• **EXERCISE DESCRIPTION**
Can you output, word for word, the lines between the one holding "Clone this chart in Bokeh." and the one holding "from bokeh.resources import INLINE", inclusive, leaving out any pictures?

• **TASK DATA**
##########

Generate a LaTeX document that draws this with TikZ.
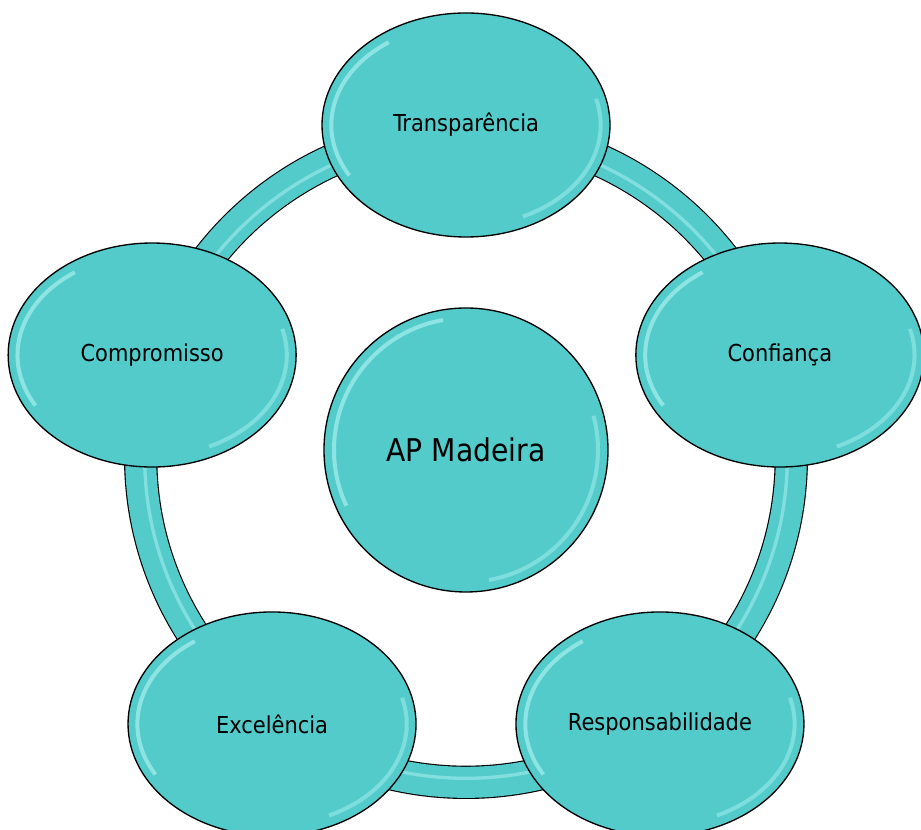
\documentclass[tikz,border=0pt]{standalone}
\usepackage{fontspec}
\setmainfont{DejaVu Sans Condensed}
\usetikzlibrary{shapes.geometric}
\definecolor{aqua}{RGB}{84,203,203}
\definecolor{shine}{RGB}{190,248,248}
\tikzset{
  gloss/.style={path picture={
    \draw[shine, line width=3pt, opacity=0.55]
      (path picture bounding box.center) ++(125:#1 and 0.75*#1) arc[start angle=125, end angle=210, x radius=#1, y radius=0.75*#1];
    \draw[shine, line width=3pt, opacity=0.4]
      (path picture bounding box.center) ++(-65:#1 and 0.75*#1) arc[start angle=-65, end angle=15, x radius=#1, y radius=0.75*#1];
  }},
  value/.style={draw, ellipse, line width=1pt, fill=aqua, inner sep=0pt,
    minimum width=216pt, minimum height=168pt, font=\fontsize{17.5}{20}\selectfont,
    gloss=101pt},
  hub/.style={draw, circle, line width=1pt, fill=aqua, inner sep=0pt,
    minimum size=213pt, font=\fontsize{23.5}{28}\selectfont}
}
\begin{document}
\begin{tikzpicture}[x=0.75pt, y=0.75pt]
\useasboundingbox (-466,457) rectangle (455,-373);

% Ring behind the values
\draw[line width=25pt] (0,0) circle[radius=244pt];
\draw[line width=23.3pt, aqua] (0,0) circle[radius=244pt];
\draw[line width=2.5pt, shine, opacity=0.45] (0,0) circle[radius=241pt];

% Values around the ring
\node[value] (transp) at (90:332) {Transparência};
\node[value] (conf) at (18:330) {Confiança};
\node[value] (resp) at (-54:330) {Responsabilidade};
\node[value] (exc) at (-126:330) {Excelência};
\node[value] (comp) at (162:330) {Compromisso};

% Centre
\node[hub, path picture={
    \draw[shine, line width=3pt, opacity=0.55] (path picture bounding box.center) ++(100:99pt) arc[start angle=100, end angle=205, radius=99pt];
    \draw[shine, line width=3pt, opacity=0.4] (path picture bounding box.center) ++(-80:99pt) arc[start angle=-80, end angle=15, radius=99pt];
  }] (ap) at (0,7) {AP Madeira};
\end{tikzpicture}
\end{document}
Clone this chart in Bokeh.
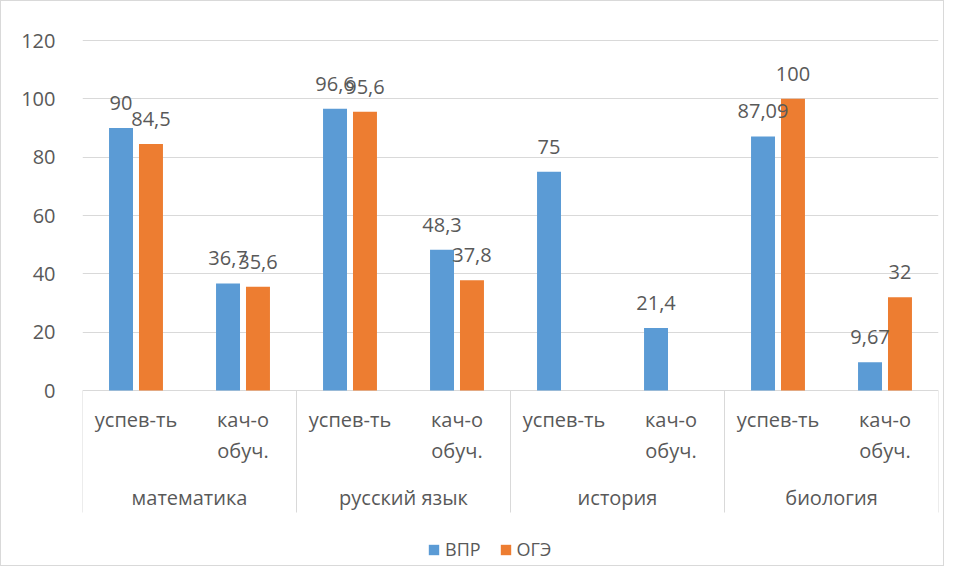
from bokeh.plotting import figure
from bokeh.models import ColumnDataSource, FactorRange, FixedTicker, Legend, LegendItem, Range1d
from bokeh.transform import dodge
from bokeh.core.properties import value
from bokeh.embed import file_html
from bokeh.resources import INLINE

# ---- data ----
subjects = ["математика", "русский язык", "история", "биология"]
metrics = ["успев-ть", "кач-о\nобуч."]
series = ["ВПР", "ОГЭ"]
vpr = [90, 36.7, 96.6, 48.3, 75, 21.4, 87.09, 9.67]
oge = [84.5, 35.6, 95.6, 37.8, None, None, 100, 32]
y_ticks = [0, 20, 40, 60, 80, 100, 120]

# ---- styling ----
FONT = "Open Sans"
TXT = "#595959"
GRID = "#D9D9D9"
BLUE = "#5B9BD5"
ORANGE = "#ED7D31"
PX_PER_UNIT = 350 / 120.0

factors = [(s, m) for s in subjects for m in metrics]


def fmt(v):
    return format(v, "g").replace(".", ",")


p = figure(
    width=944, height=566,
    x_range=FactorRange(*factors, factor_padding=0, group_padding=0, range_padding=0),
    y_range=Range1d(-177 / PX_PER_UNIT, 120 + 5 / PX_PER_UNIT),
    output_backend="svg", toolbar_location=None, x_axis_location=None,
    min_border_left=81, min_border_right=7, min_border_top=34, min_border_bottom=0,
)
p.styles = {"border": "1px solid #D9D9D9"}
p.outline_line_color = None
p.background_fill_color = "white"
p.border_fill_color = "white"

# y axis / grid
p.yaxis.ticker = FixedTicker(ticks=y_ticks)
p.ygrid.ticker = FixedTicker(ticks=y_ticks)
p.ygrid.grid_line_color = GRID
p.ygrid.grid_line_width = 1
p.xgrid.visible = False
p.yaxis.axis_line_color = None
p.yaxis.major_tick_line_color = None
p.yaxis.minor_tick_line_color = None
p.yaxis.major_label_standoff = 21
p.yaxis.major_label_text_font = FONT
p.yaxis.major_label_text_font_size = "20px"
p.yaxis.major_label_text_color = TXT

# bars
BW = 0.224
OFF = 0.14
src_v = ColumnDataSource(dict(x=factors, top=vpr, lab=[fmt(v) for v in vpr]))
ox = [f for f, v in zip(factors, oge) if v is not None]
ov = [v for v in oge if v is not None]
src_o = ColumnDataSource(dict(x=ox, top=ov, lab=[fmt(v) for v in ov]))

r_v = p.vbar(x=dodge("x", -OFF, range=p.x_range), top="top", bottom=0, width=BW,
             source=src_v, fill_color=BLUE, line_color=None)
r_o = p.vbar(x=dodge("x", OFF, range=p.x_range), top="top", bottom=0, width=BW,
             source=src_o, fill_color=ORANGE, line_color=None)

for src, off in ((src_v, -OFF), (src_o, OFF)):
    p.text(x=dodge("x", off, range=p.x_range), y="top", text="lab", source=src,
           text_align="center", text_baseline="alphabetic", y_offset=-25,
           text_font=value(FONT), text_font_size="20px", text_color=TXT)

# category axis drawn inside the (extended) frame
n_m = len(metrics)
bounds = [i * n_m for i in range(len(subjects) + 1)]
sep_bottom = -122 / PX_PER_UNIT
p.segment(x0=bounds, y0=[0] * len(bounds), x1=bounds, y1=[sep_bottom] * len(bounds),
          line_color=GRID, line_width=1)

max_lines = max(len(m.split("\n")) for m in metrics)
for li in range(max_lines):
    xs, ts = [], []
    for f in factors:
        parts = f[1].split("\n")
        if li < len(parts):
            xs.append(f)
            ts.append(parts[li])
    p.text(x=xs, y=[0] * len(xs), text=ts, text_align="center", text_baseline="alphabetic",
           y_offset=29 + 31 * li, text_font=value(FONT), text_font_size="20px", text_color=TXT)

gx = [n_m * (i + 0.5) for i in range(len(subjects))]
p.text(x=gx, y=[0] * len(gx), text=subjects, text_align="center", text_baseline="alphabetic",
       y_offset=107, text_font=value(FONT), text_font_size="20px", text_color=TXT)

# legend
legend = Legend(
    items=[LegendItem(label=series[0], renderers=[r_v]), LegendItem(label=series[1], renderers=[r_o])],
    location=(345, 6), orientation="horizontal",
    glyph_width=13, glyph_height=13, label_standoff=5, spacing=18, padding=0, margin=0,
    label_text_font=FONT, label_text_font_size="18px", label_text_color=TXT,
    border_line_color=None, background_fill_alpha=0,
)
p.add_layout(legend)

open("out.html", "w").write(file_html(p, INLINE))
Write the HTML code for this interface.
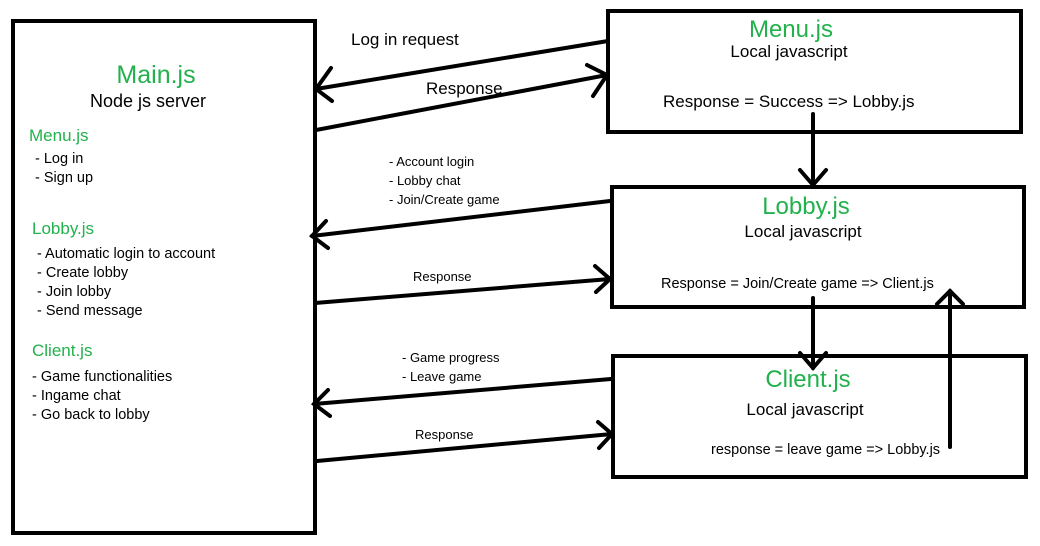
<!DOCTYPE html>
<html><head><meta charset="utf-8"><style>
html,body{margin:0;padding:0;background:#fff;}
svg{display:block;}
text{font-family:"Liberation Sans",sans-serif;fill:#000;}
.g{fill:#22b14c;}
</style></head><body>
<svg width="1040" height="546" viewBox="0 0 1040 546" xmlns="http://www.w3.org/2000/svg">
<g fill="none" stroke="#000" stroke-width="4" stroke-linecap="round">
<rect x="13" y="21" width="302" height="512"/>
<rect x="608" y="11" width="413" height="121"/>
<rect x="612" y="187" width="412" height="120"/>
<rect x="613" y="356" width="413" height="121"/>
<line x1="608" y1="41" x2="316" y2="89"/>
<polyline points="331,68 316,89 332,101"/>
<line x1="316" y1="130" x2="607" y2="75"/>
<polyline points="587,65 607,75 593,96"/>
<line x1="610" y1="201" x2="312" y2="236"/>
<polyline points="326,221 312,236 328,248"/>
<line x1="315" y1="303" x2="610" y2="279"/>
<polyline points="595,266 610,279 596,292"/>
<line x1="611" y1="379" x2="314" y2="404"/>
<polyline points="328,390 314,404 330,416"/>
<line x1="317" y1="461" x2="612" y2="434"/>
<polyline points="598,422 612,434 599,448"/>
<line x1="813" y1="114" x2="813" y2="185"/>
<polyline points="800,170 813,185 826,170"/>
<line x1="813" y1="298" x2="813" y2="368"/>
<polyline points="800,353 813,368 826,353"/>
<line x1="950" y1="447" x2="950" y2="291"/>
<polyline points="937,304 950,291 963,304"/>
</g>
<text x="156" y="83" font-size="25" text-anchor="middle" class="g">Main.js</text>
<text x="148" y="107" font-size="18" text-anchor="middle">Node js server</text>
<text x="29" y="141" font-size="17" class="g">Menu.js</text>
<text x="35" y="163" font-size="14.5">- Log in</text>
<text x="35" y="182" font-size="14.5">- Sign up</text>
<text x="32" y="234" font-size="17" class="g">Lobby.js</text>
<text x="37" y="258" font-size="14.5">- Automatic login to account</text>
<text x="37" y="277" font-size="14.5">- Create lobby</text>
<text x="37" y="296" font-size="14.5">- Join lobby</text>
<text x="37" y="315" font-size="14.5">- Send message</text>
<text x="32" y="356" font-size="17" class="g">Client.js</text>
<text x="32" y="381" font-size="14.5">- Game functionalities</text>
<text x="32" y="400" font-size="14.5">- Ingame chat</text>
<text x="32" y="419" font-size="14.5">- Go back to lobby</text>
<text x="351" y="45" font-size="17">Log in request</text>
<text x="426" y="94" font-size="17">Response</text>
<text x="389" y="166" font-size="13">- Account login</text>
<text x="389" y="185" font-size="13">- Lobby chat</text>
<text x="389" y="204" font-size="13">- Join/Create game</text>
<text x="413" y="281" font-size="13">Response</text>
<text x="402" y="362" font-size="13">- Game progress</text>
<text x="402" y="381" font-size="13">- Leave game</text>
<text x="415" y="439" font-size="13">Response</text>
<text x="791" y="37" font-size="24" text-anchor="middle" class="g">Menu.js</text>
<text x="789" y="57" font-size="17" text-anchor="middle">Local javascript</text>
<text x="663" y="107" font-size="17">Response = Success =&gt; Lobby.js</text>
<text x="806" y="214" font-size="24" text-anchor="middle" class="g">Lobby.js</text>
<text x="803" y="237" font-size="17" text-anchor="middle">Local javascript</text>
<text x="661" y="288" font-size="14.5">Response = Join/Create game =&gt; Client.js</text>
<text x="808" y="387" font-size="24" text-anchor="middle" class="g">Client.js</text>
<text x="805" y="415" font-size="17" text-anchor="middle">Local javascript</text>
<text x="711" y="454" font-size="14.5">response = leave game =&gt; Lobby.js</text>
</svg>
</body></html>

##########

• **COMPLETED EXERCISE**
Clone this chart in Bokeh.
from bokeh.plotting import figure
from bokeh.models import ColumnDataSource, FactorRange, FixedTicker, Legend, LegendItem, Range1d
from bokeh.transform import dodge
from bokeh.core.properties import value
from bokeh.embed import file_html
from bokeh.resources import INLINE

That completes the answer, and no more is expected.